RECORD LIST —

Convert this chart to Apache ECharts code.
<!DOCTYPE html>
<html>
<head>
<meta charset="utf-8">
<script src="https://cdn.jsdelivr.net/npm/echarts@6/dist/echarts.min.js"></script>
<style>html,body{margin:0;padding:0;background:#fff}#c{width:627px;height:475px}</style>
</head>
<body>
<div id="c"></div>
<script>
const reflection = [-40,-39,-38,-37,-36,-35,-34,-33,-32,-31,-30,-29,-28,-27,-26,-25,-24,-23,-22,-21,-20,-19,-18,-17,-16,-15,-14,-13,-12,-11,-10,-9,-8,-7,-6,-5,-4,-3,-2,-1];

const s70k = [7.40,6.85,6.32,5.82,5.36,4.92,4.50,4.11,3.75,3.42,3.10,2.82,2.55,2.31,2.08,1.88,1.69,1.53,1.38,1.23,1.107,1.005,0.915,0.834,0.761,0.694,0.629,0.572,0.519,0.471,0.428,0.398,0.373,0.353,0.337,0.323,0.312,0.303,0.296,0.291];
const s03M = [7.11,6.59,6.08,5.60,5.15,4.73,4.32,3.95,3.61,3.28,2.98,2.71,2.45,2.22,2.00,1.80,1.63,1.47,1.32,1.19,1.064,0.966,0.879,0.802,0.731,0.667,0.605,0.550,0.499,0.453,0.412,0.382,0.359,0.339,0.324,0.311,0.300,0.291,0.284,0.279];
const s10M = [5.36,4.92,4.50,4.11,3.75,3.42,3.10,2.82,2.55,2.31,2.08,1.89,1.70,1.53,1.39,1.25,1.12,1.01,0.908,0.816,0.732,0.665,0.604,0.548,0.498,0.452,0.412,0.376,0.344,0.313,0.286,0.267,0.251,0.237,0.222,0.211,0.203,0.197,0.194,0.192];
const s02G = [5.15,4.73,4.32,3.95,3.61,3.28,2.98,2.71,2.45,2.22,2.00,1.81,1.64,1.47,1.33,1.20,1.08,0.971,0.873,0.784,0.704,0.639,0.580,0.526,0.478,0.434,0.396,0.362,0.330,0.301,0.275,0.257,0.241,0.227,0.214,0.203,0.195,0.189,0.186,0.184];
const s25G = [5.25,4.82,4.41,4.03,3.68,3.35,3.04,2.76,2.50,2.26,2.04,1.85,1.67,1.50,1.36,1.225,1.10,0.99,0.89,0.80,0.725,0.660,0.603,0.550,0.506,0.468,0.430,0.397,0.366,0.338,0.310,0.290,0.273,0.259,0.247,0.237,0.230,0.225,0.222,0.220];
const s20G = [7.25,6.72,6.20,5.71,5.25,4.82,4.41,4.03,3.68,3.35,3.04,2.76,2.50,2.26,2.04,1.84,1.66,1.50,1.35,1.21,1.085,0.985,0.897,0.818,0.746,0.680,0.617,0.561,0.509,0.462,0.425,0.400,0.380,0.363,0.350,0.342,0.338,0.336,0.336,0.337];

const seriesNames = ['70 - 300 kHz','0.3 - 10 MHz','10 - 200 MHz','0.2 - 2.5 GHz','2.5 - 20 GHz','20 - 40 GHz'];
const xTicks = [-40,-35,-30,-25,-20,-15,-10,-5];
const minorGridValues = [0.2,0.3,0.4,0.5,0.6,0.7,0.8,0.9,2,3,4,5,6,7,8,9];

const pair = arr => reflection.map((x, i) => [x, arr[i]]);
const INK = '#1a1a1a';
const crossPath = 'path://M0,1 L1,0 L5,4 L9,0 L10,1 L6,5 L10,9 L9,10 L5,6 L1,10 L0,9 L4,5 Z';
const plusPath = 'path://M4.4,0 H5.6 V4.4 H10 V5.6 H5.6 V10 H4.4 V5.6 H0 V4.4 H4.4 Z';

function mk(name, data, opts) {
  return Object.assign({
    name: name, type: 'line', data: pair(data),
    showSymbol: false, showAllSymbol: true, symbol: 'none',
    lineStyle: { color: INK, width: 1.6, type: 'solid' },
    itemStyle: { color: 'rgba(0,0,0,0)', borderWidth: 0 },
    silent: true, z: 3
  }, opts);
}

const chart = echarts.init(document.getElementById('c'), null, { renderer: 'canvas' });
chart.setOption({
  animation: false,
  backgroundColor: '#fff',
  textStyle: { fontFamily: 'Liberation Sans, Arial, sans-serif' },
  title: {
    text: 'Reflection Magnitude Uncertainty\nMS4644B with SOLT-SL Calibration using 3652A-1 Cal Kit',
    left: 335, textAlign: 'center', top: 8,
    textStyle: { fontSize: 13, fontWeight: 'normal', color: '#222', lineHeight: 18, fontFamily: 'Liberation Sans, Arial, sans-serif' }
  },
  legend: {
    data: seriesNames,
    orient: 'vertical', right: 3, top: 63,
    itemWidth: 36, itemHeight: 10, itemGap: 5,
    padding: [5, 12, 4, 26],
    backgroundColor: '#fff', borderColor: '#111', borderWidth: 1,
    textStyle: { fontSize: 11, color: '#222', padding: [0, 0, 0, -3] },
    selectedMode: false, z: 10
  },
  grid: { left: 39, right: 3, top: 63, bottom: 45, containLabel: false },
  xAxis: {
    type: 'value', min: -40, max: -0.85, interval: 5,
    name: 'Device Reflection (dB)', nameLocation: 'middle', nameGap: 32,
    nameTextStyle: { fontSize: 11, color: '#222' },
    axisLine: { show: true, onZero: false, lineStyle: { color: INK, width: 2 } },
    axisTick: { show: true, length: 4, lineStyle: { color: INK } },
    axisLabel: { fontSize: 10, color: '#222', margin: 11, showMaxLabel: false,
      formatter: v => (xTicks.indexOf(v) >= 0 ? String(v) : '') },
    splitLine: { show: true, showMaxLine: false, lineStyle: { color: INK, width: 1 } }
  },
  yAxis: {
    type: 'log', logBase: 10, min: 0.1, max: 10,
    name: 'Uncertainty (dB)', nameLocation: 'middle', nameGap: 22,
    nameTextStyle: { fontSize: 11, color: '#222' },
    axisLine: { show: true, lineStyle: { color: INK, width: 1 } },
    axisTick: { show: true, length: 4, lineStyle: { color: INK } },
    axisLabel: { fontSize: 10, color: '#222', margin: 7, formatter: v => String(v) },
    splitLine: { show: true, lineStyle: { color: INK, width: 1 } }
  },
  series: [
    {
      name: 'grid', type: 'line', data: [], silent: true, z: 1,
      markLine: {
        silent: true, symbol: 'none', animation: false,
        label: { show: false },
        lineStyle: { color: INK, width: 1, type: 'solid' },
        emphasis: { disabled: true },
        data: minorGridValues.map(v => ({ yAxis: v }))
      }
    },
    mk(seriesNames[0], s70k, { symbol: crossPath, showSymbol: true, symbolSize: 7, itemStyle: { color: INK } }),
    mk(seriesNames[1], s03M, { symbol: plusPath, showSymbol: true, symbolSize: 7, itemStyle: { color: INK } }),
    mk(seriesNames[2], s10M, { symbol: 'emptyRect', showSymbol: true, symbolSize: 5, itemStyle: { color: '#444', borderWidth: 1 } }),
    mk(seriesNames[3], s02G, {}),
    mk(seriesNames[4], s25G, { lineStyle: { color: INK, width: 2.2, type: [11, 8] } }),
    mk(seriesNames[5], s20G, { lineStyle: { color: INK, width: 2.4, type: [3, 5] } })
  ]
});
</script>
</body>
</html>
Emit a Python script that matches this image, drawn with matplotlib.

WHAT TO DO — Gather up every line from the listing above in which the word "script" occurs.

RESPONSE TO THIS TASK —
<script src="https://cdn.jsdelivr.net/npm/echarts@6/dist/echarts.min.js"></script>
<script>
</script>
Emit a Python script that matches this image, drawn with matplotlib.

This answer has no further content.